## START Collected material
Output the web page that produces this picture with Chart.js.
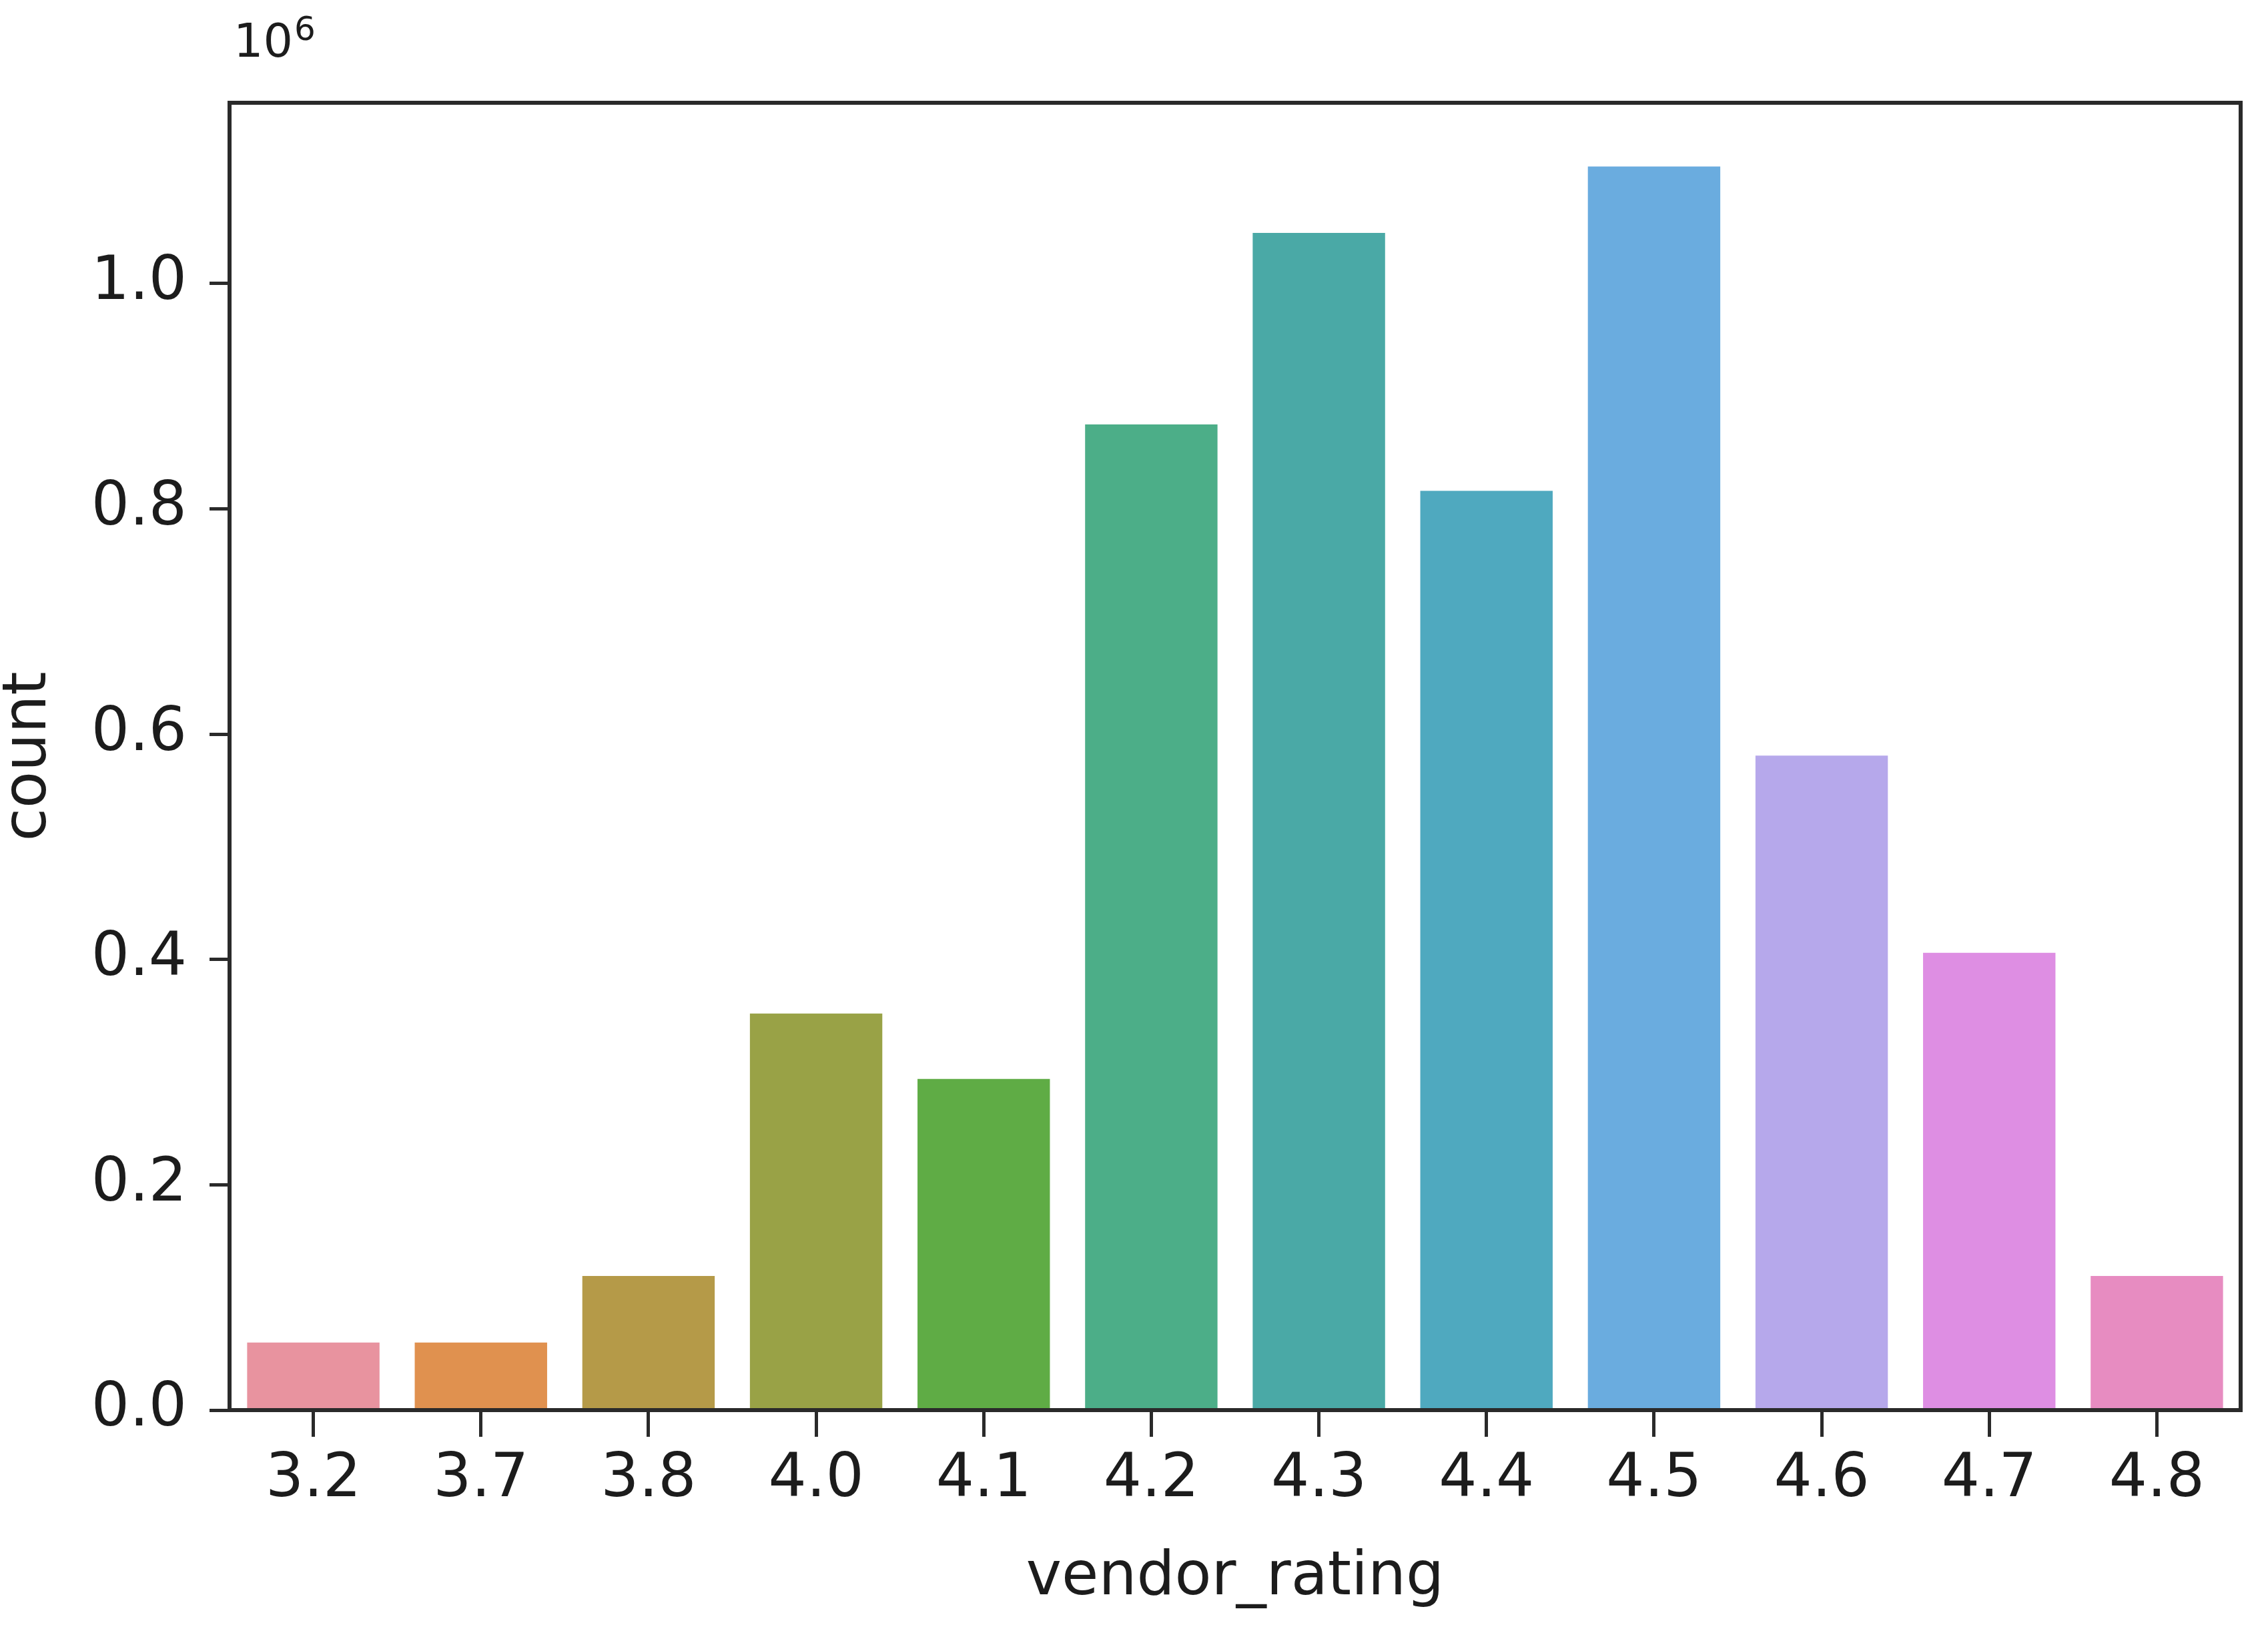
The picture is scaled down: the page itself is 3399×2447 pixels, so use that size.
<!DOCTYPE html>
<html>
<head>
<meta charset="utf-8">
<script src="https://cdn.jsdelivr.net/npm/chart.js@4/dist/chart.umd.min.js"></script>
<style>
  html, body { margin: 0; padding: 0; background: #ffffff; }
  #wrap { width: 3399px; height: 2447px; }
</style>
</head>
<body>
<div id="wrap"><canvas id="c" width="3399" height="2447"></canvas></div>
<script>
// ---- data ----
const categories = ["3.2", "3.7", "3.8", "4.0", "4.1", "4.2", "4.3", "4.4", "4.5", "4.6", "4.7", "4.8"];
const counts = [60000, 60000, 119000, 352000, 294000, 875000, 1045000, 816000, 1104000, 581000, 406000, 119000];
const barColors = ["#e8939f", "#e0914f", "#b59a48", "#99a246", "#5fac45", "#4cae88", "#4aa9a6", "#4fa9bf", "#6aacdf", "#b6a8eb", "#de8ee3", "#e78cc1"];
const yTickValues = [0, 0.2, 0.4, 0.6, 0.8, 1.0];
const xTitle = "vendor_rating";
const yTitle = "count";
const scaleBase = "10";
const scaleExp = "6";

const FONT = "DejaVu Sans";
const TEXT = "#1c1c1c";
const AXIS = "#2a2a2a";

const framePlugin = {
  id: "frame",
  afterDraw(chart) {
    const { ctx, chartArea: a } = chart;
    ctx.save();
    ctx.strokeStyle = AXIS;
    ctx.lineWidth = 6;
    ctx.strokeRect(a.left, a.top, a.right - a.left, a.bottom - a.top);
    // offset text (10^6)
    ctx.fillStyle = TEXT;
    ctx.textBaseline = "alphabetic";
    ctx.textAlign = "left";
    ctx.font = "70px '" + FONT + "'";
    ctx.fillText(scaleBase, a.left + 6, 85);
    const w = ctx.measureText(scaleBase).width;
    ctx.font = "50px '" + FONT + "'";
    ctx.fillText(scaleExp, a.left + 6 + w + 2, 60);
    ctx.restore();
  }
};

new Chart(document.getElementById("c"), {
  type: "bar",
  data: {
    labels: categories,
    datasets: [{
      data: counts,
      backgroundColor: barColors,
      borderWidth: 0,
      categoryPercentage: 1.0,
      barPercentage: 0.79
    }]
  },
  options: {
    responsive: false,
    animation: false,
    devicePixelRatio: 1,
    layout: { padding: { top: 154, right: 41, left: 0, bottom: 0 } },
    plugins: { legend: { display: false }, tooltip: { enabled: false } },
    scales: {
      x: {
        offset: true,
        grid: { display: true, offset: false, drawOnChartArea: false, drawTicks: true, tickLength: 40, tickColor: AXIS, tickWidth: 5 },
        border: { display: false },
        ticks: { color: TEXT, font: { family: FONT, size: 90 }, padding: 12, maxRotation: 0, autoSkip: false },
        title: { display: true, text: xTitle, color: TEXT, font: { family: FONT, size: 90, lineHeight: 1 }, padding: { top: 0, bottom: 36 } },
        afterFit(s) { s.height = 334; }
      },
      y: {
        min: 0,
        max: 1160500,
        grid: { display: true, drawOnChartArea: false, drawTicks: true, tickLength: 30, tickColor: AXIS, tickWidth: 5 },
        border: { display: false },
        ticks: {
          stepSize: 200000,
          includeBounds: false,
          color: TEXT,
          font: { family: FONT, size: 90 },
          padding: 34,
          callback: (v) => (v / 1e6).toFixed(1)
        },
        afterBuildTicks(s) {
          s.ticks = yTickValues.map(v => ({ value: Math.round(v * 1e6) }));
        },
        title: { display: true, text: yTitle, color: TEXT, font: { family: FONT, size: 90, lineHeight: 1 }, padding: 0 },
        afterFit(s) { s.width = 344; }
      }
    }
  },
  plugins: [framePlugin]
});
</script>
</body>
</html>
## END Collected material
Task goal: Write out the listing above exactly as it stands, pictures excluded.

The completed task:
Output the web page that produces this picture with Chart.js.
The picture is scaled down: the page itself is 3399×2447 pixels, so use that size.
<!DOCTYPE html>
<html>
<head>
<meta charset="utf-8">
<script src="https://cdn.jsdelivr.net/npm/chart.js@4/dist/chart.umd.min.js"></script>
<style>
  html, body { margin: 0; padding: 0; background: #ffffff; }
  #wrap { width: 3399px; height: 2447px; }
</style>
</head>
<body>
<div id="wrap"><canvas id="c" width="3399" height="2447"></canvas></div>
<script>
// ---- data ----
const categories = ["3.2", "3.7", "3.8", "4.0", "4.1", "4.2", "4.3", "4.4", "4.5", "4.6", "4.7", "4.8"];
const counts = [60000, 60000, 119000, 352000, 294000, 875000, 1045000, 816000, 1104000, 581000, 406000, 119000];
const barColors = ["#e8939f", "#e0914f", "#b59a48", "#99a246", "#5fac45", "#4cae88", "#4aa9a6", "#4fa9bf", "#6aacdf", "#b6a8eb", "#de8ee3", "#e78cc1"];
const yTickValues = [0, 0.2, 0.4, 0.6, 0.8, 1.0];
const xTitle = "vendor_rating";
const yTitle = "count";
const scaleBase = "10";
const scaleExp = "6";

const FONT = "DejaVu Sans";
const TEXT = "#1c1c1c";
const AXIS = "#2a2a2a";

const framePlugin = {
  id: "frame",
  afterDraw(chart) {
    const { ctx, chartArea: a } = chart;
    ctx.save();
    ctx.strokeStyle = AXIS;
    ctx.lineWidth = 6;
    ctx.strokeRect(a.left, a.top, a.right - a.left, a.bottom - a.top);
    // offset text (10^6)
    ctx.fillStyle = TEXT;
    ctx.textBaseline = "alphabetic";
    ctx.textAlign = "left";
    ctx.font = "70px '" + FONT + "'";
    ctx.fillText(scaleBase, a.left + 6, 85);
    const w = ctx.measureText(scaleBase).width;
    ctx.font = "50px '" + FONT + "'";
    ctx.fillText(scaleExp, a.left + 6 + w + 2, 60);
    ctx.restore();
  }
};

new Chart(document.getElementById("c"), {
  type: "bar",
  data: {
    labels: categories,
    datasets: [{
      data: counts,
      backgroundColor: barColors,
      borderWidth: 0,
      categoryPercentage: 1.0,
      barPercentage: 0.79
    }]
  },
  options: {
    responsive: false,
    animation: false,
    devicePixelRatio: 1,
    layout: { padding: { top: 154, right: 41, left: 0, bottom: 0 } },
    plugins: { legend: { display: false }, tooltip: { enabled: false } },
    scales: {
      x: {
        offset: true,
        grid: { display: true, offset: false, drawOnChartArea: false, drawTicks: true, tickLength: 40, tickColor: AXIS, tickWidth: 5 },
        border: { display: false },
        ticks: { color: TEXT, font: { family: FONT, size: 90 }, padding: 12, maxRotation: 0, autoSkip: false },
        title: { display: true, text: xTitle, color: TEXT, font: { family: FONT, size: 90, lineHeight: 1 }, padding: { top: 0, bottom: 36 } },
        afterFit(s) { s.height = 334; }
      },
      y: {
        min: 0,
        max: 1160500,
        grid: { display: true, drawOnChartArea: false, drawTicks: true, tickLength: 30, tickColor: AXIS, tickWidth: 5 },
        border: { display: false },
        ticks: {
          stepSize: 200000,
          includeBounds: false,
          color: TEXT,
          font: { family: FONT, size: 90 },
          padding: 34,
          callback: (v) => (v / 1e6).toFixed(1)
        },
        afterBuildTicks(s) {
          s.ticks = yTickValues.map(v => ({ value: Math.round(v * 1e6) }));
        },
        title: { display: true, text: yTitle, color: TEXT, font: { family: FONT, size: 90, lineHeight: 1 }, padding: 0 },
        afterFit(s) { s.width = 344; }
      }
    }
  },
  plugins: [framePlugin]
});
</script>
</body>
</html>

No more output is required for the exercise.